Os anos da pandemia aumentaram o nosso sentimento de gratidão por quem diariamente trabalha em prol da saúde e da investigação médica. Mas, ao sair duma tragédia coletiva assim tão grande, não é suficiente o prestar honras aos heróis. A covid-19 pôs à prova esta grande rede de competências e solidariedade e mostrou os limites estruturais dos sistemas de assistência social existentes. Por isso, é necessário que a gratidão seja acompanhada, em cada país, pela busca ativa de estratégias e recursos a fim de serem garantidos a todo o ser humano o acesso aos cuidados médicos e o direito fundamental à saúde.
«Trata bem dele!» (Lc 10, 35): é a recomendação do samaritano ao estalajadeiro. Mas Jesus repete-a igualmente a cada um de nós na exortação conclusiva: «Vai e faz tu também o mesmo». Como evidenciei na encíclica Fratelli tutti, «a parábola mostra-nos as iniciativas com que se pode refazer uma comunidade a partir de homens e mulheres que assumem como própria a fragilidade dos outros, não deixam constituir-se uma sociedade de exclusão, mas fazem-se próximos, levantam e reabilitam o caído, para que o bem seja comum» (nº 67). Efetivamente «fomos criados para a plenitude que só se alcança no amor. Viver indiferentes à dor não é uma opção possível» (nº 68).
E, no dia 11 de fevereiro de 2023, também o Santuário de Lurdes aparece ao nosso olhar como uma profecia, uma lição confiada à Igreja no coração da modernidade. Não tem valor só o que funciona, nem conta só quem produz. As pessoas doentes estão no âmago do povo de Deus, que avança juntamente com eles como profecia duma humanidade onde cada qual é precioso e ninguém deve ser descartado.

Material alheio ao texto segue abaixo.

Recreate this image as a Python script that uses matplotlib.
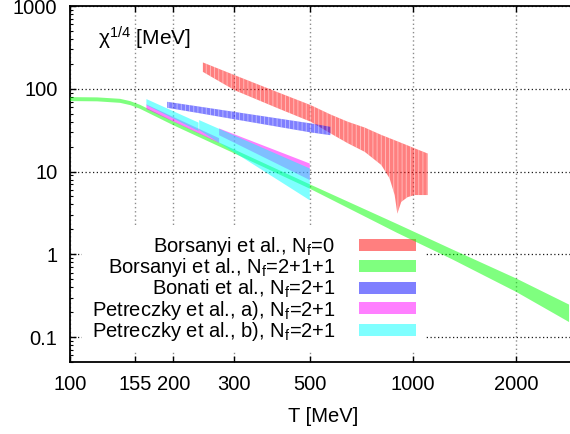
import numpy as np
import matplotlib
matplotlib.use('Agg')
import matplotlib.pyplot as plt
from matplotlib.patches import Patch
from matplotlib.ticker import FixedLocator, FixedFormatter, NullLocator, LogLocator

plt.rcParams['font.family'] = ['Liberation Sans', 'DejaVu Sans']
plt.rcParams['mathtext.fontset'] = 'custom'
plt.rcParams['mathtext.rm'] = 'Liberation Sans'
plt.rcParams['mathtext.it'] = 'Liberation Sans:italic'
plt.rcParams['hatch.linewidth'] = 0.6

# Borsanyi et al., Nf=0
T_bq = [244, 302, 400, 503, 574, 645, 723, 808, 854, 884, 900, 924, 964, 1010, 1104]
hi_bq = [208, 146, 92, 63.5, 49, 40, 34, 27.7, 25.3, 23.9, 23.2, 22.2, 20.7, 19.1, 16.5]
lo_bq = [160, 96, 59, 40, 29, 22, 17.3, 12, 8.3, 5.2, 3.1, 4.3, 4.9, 5.2, 5.2]

# Borsanyi et al., Nf=2+1+1
T_b4 = [100, 120, 140, 150, 160, 200, 300, 500, 900, 1300, 2000, 2850]
lo_b4 = [71.0, 70.5, 67.6, 63.4, 57.3, 36.3, 16.7, 6.21, 1.81, 0.871, 0.351, 0.152]
hi_b4 = [79.3, 78.7, 75.6, 70.8, 64.0, 40.6, 18.6, 7.01, 2.32, 1.148, 0.510, 0.247]

# Bonati et al., Nf=2+1
T_bo = [192, 231, 503, 574]
hi_bo = [69.6, 62.1, 38.2, 34.7]
lo_bo = [58.9, 51.8, 29.7, 27.5]

# Petreczky et al. a) -- two pieces
T_pa1 = [167, 272]
hi_pa1 = [64.7, 25.3]
lo_pa1 = [56.9, 22.2]
T_pa2 = [272, 500]
hi_pa2 = [33.2, 12.5]
lo_pa2 = [27.5, 7.9]

# Petreczky et al. b) -- two pieces
T_pb1 = [167, 237]
hi_pb1 = [75.1, 39.0]
lo_pb1 = [63.5, 30.8]
T_pb2 = [238, 500]
hi_pb2 = [41.8, 10.9]
lo_pb2 = [31.7, 4.5]

labels = ['Borsanyi et al., N$_\\mathrm{f}$=0',
          'Borsanyi et al., N$_\\mathrm{f}$=2+1+1',
          'Bonati et al., N$_\\mathrm{f}$=2+1',
          'Petreczky et al., a), N$_\\mathrm{f}$=2+1',
          'Petreczky et al., b), N$_\\mathrm{f}$=2+1']
colors = ['#ff0000', '#00ff00', '#0000ff', '#ff00ff', '#00ffff']

xticks = [100, 155, 200, 300, 500, 1000, 2000]
yticks = [0.1, 1, 10, 100, 1000]

fs = 14.5

fig = plt.figure(figsize=(5.7, 4.34), dpi=100)
ax = fig.add_axes([70/570, 72/434, 506.7/570, 356/434])
ax.set_xscale('log')
ax.set_yscale('log')
ax.set_xlim(100, 3000)
ax.set_ylim(0.05, 1000)

ax.fill_between(T_bq, lo_bq, hi_bq, facecolor=colors[0], alpha=0.5, lw=0,
                hatch='||||', edgecolor='white', zorder=3)
ax.fill_between(T_b4, lo_b4, hi_b4, facecolor=colors[1], alpha=0.5, lw=0, zorder=3)
ax.fill_between(T_bo, lo_bo, hi_bo, facecolor=colors[2], alpha=0.5, lw=0,
                hatch='||||', edgecolor='white', zorder=3)
ax.fill_between(T_pa1, lo_pa1, hi_pa1, facecolor=colors[3], alpha=0.5, lw=0, zorder=3)
ax.fill_between(T_pa2, lo_pa2, hi_pa2, facecolor=colors[3], alpha=0.5, lw=0, zorder=3)
ax.fill_between(T_pb1, lo_pb1, hi_pb1, facecolor=colors[4], alpha=0.5, lw=0, zorder=3)
ax.fill_between(T_pb2, lo_pb2, hi_pb2, facecolor=colors[4], alpha=0.5, lw=0, zorder=3)

ax.xaxis.set_major_locator(FixedLocator(xticks))
ax.xaxis.set_major_formatter(FixedFormatter([str(t) for t in xticks]))
ax.xaxis.set_minor_locator(NullLocator())
ax.yaxis.set_major_locator(FixedLocator(yticks))
ax.yaxis.set_major_formatter(FixedFormatter(['0.1', '1', '10', '100', '1000']))
ax.yaxis.set_minor_locator(LogLocator(base=10, subs=np.arange(2, 10)))

ax.tick_params(which='both', direction='in', top=True, right=True, labelsize=fs)
ax.tick_params(which='major', length=4.5, width=1, pad=9)
ax.tick_params(which='minor', length=2.5, width=0.8)
for s in ax.spines.values():
    s.set_linewidth(1.3)

ax.xaxis.grid(True, color='0.55', ls=(0, (1, 2)), lw=1)
ax.yaxis.grid(True, color='0.1', ls=(0, (1, 2)), lw=0.9)
ax.set_axisbelow(True)

ax.set_xlabel('T [MeV]', fontsize=fs, labelpad=10)
ax.text(0.055, 0.89, 'χ$^{1/4}$ [MeV]', transform=ax.transAxes, fontsize=15,
        va='baseline', ha='left')

handles = [Patch(facecolor=c, alpha=0.5, edgecolor='none') for c in colors]
leg = ax.legend(handles, labels, loc='upper right', bbox_to_anchor=(425/570, 1 - 226/434),
                bbox_transform=fig.transFigure, markerfirst=False, frameon=True,
                fancybox=False, edgecolor='none', facecolor='white', framealpha=1,
                fontsize=fs, handlelength=2.85, handleheight=0.55, handletextpad=1.15,
                labelspacing=-0.08, borderpad=0.45, borderaxespad=0)
leg.set_zorder(2.5)

fig.savefig('out.png', dpi=100)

À intercessão de Maria, Saúde dos enfermos, confio cada um de vós que estais doentes; vós que cuidais deles em família, com o trabalho, a investigação e o voluntariado; e vós que vos esforçais por tecer laços pessoais, eclesiais e civis de fraternidade. A todos envio de coração a Bênção Apostólica.
Roma – São João de Latrão, 10 de janeiro de 2023.